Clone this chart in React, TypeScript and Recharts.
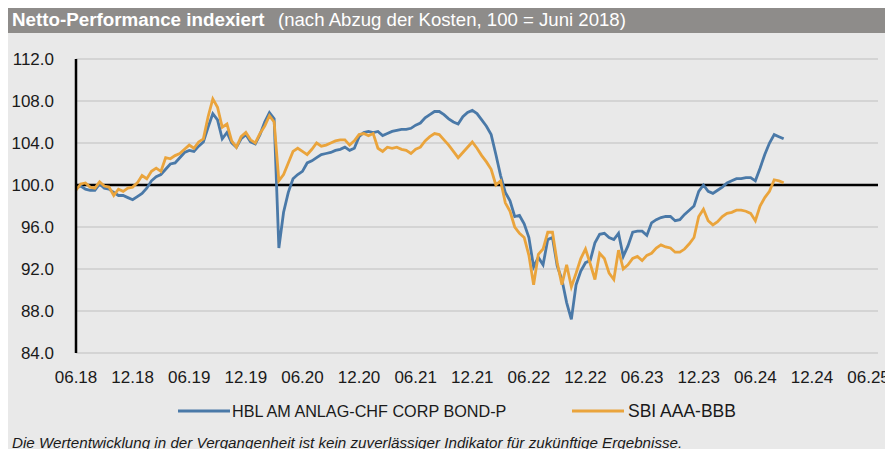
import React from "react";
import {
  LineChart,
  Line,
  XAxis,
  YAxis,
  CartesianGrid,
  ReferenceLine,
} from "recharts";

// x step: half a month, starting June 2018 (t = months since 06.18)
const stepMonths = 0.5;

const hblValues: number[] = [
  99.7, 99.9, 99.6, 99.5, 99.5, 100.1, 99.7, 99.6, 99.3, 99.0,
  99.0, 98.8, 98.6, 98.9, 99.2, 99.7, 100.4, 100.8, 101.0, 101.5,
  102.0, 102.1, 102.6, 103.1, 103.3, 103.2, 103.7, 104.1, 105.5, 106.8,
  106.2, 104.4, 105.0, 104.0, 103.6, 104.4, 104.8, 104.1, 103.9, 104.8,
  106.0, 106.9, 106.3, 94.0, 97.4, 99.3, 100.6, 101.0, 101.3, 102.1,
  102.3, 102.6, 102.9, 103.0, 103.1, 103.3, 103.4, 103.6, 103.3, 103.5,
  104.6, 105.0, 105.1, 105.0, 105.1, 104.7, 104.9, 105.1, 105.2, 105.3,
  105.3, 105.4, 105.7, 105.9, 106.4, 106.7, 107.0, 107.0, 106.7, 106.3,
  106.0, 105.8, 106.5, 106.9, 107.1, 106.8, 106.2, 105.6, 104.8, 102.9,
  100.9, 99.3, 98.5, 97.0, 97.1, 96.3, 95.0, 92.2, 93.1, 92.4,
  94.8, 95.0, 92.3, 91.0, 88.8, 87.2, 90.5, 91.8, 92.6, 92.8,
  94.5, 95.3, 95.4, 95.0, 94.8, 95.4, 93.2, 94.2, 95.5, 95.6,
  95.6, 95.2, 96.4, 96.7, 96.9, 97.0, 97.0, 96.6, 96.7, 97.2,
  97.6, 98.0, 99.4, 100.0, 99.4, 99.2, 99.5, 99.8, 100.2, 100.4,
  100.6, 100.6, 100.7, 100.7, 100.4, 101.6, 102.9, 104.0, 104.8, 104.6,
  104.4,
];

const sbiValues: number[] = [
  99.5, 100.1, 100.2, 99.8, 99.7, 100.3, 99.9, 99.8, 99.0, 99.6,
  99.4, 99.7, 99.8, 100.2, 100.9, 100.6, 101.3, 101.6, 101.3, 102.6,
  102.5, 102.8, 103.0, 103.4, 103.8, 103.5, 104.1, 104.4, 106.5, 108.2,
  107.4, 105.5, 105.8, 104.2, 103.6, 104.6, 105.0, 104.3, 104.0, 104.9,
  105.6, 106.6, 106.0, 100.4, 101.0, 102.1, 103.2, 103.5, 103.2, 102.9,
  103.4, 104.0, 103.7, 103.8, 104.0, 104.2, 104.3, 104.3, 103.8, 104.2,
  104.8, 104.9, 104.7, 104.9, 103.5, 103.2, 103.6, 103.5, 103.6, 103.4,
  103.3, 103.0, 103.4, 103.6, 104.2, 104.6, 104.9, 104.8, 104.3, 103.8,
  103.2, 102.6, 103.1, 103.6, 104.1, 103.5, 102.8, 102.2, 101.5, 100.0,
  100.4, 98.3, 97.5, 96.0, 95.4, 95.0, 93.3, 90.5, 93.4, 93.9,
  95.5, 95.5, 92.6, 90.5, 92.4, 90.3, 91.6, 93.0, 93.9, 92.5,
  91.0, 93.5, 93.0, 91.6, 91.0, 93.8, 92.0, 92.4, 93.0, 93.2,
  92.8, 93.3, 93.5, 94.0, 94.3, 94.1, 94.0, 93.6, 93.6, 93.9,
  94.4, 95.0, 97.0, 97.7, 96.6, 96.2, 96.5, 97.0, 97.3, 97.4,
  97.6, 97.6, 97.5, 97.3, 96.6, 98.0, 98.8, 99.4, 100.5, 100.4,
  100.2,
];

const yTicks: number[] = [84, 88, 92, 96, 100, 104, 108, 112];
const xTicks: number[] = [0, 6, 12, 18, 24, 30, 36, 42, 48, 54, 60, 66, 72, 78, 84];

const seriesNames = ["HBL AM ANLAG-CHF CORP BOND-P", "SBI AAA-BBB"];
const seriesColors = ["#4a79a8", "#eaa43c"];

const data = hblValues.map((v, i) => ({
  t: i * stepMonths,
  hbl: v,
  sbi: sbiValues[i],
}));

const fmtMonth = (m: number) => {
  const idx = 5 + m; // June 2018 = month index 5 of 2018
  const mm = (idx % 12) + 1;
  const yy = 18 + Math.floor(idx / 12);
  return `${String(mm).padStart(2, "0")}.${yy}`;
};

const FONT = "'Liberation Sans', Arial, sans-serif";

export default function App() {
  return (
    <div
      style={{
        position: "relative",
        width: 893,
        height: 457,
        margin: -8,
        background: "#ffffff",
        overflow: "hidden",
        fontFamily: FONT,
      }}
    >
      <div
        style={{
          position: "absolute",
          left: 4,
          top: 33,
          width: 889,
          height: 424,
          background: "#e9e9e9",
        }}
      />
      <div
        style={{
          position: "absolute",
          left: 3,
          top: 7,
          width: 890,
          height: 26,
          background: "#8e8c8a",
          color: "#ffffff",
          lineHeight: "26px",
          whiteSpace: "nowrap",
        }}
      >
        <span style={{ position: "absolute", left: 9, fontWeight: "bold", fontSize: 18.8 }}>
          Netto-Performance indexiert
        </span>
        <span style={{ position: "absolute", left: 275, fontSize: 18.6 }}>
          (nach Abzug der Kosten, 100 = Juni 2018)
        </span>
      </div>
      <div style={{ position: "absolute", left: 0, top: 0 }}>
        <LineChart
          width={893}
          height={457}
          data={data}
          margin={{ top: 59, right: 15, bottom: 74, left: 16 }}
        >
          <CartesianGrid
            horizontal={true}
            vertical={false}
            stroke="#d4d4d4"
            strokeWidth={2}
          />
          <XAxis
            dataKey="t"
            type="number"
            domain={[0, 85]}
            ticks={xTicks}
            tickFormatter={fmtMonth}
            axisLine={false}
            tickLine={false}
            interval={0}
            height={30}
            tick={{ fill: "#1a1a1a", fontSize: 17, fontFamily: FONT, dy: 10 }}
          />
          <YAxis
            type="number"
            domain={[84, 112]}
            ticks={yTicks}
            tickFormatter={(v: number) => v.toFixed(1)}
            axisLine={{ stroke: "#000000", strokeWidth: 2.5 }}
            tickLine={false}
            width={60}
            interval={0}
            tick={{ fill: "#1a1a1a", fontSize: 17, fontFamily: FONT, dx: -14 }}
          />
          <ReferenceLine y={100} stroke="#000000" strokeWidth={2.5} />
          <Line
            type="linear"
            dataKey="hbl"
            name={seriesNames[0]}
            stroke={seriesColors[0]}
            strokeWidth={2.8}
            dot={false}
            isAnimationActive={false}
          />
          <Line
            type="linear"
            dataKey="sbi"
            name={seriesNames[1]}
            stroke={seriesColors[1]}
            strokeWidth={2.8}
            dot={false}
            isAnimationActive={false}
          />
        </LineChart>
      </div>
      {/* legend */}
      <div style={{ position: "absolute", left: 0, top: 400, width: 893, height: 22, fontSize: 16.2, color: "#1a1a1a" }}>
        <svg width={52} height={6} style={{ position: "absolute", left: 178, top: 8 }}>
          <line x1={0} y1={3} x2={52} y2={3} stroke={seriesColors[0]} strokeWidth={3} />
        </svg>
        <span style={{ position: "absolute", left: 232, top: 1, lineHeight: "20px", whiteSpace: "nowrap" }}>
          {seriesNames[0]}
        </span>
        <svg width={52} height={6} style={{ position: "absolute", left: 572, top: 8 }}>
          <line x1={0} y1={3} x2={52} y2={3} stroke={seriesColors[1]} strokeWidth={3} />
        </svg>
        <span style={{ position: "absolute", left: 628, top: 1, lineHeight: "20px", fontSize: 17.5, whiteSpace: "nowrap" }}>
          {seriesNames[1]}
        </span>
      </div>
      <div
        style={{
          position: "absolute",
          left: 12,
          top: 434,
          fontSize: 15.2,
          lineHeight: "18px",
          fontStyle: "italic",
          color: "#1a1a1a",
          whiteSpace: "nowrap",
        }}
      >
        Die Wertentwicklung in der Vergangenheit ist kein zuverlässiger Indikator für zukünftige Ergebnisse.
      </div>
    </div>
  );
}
........
AIM OF THE EXERCISE:
Write out the lines from the start of the material to the line with "const stepMonths = 0.5;", inclusive and exactly. Skip the pictures.

EXERCISE SOLUTION:
Clone this chart in React, TypeScript and Recharts.
import React from "react";
import {
  LineChart,
  Line,
  XAxis,
  YAxis,
  CartesianGrid,
  ReferenceLine,
} from "recharts";

// x step: half a month, starting June 2018 (t = months since 06.18)
const stepMonths = 0.5;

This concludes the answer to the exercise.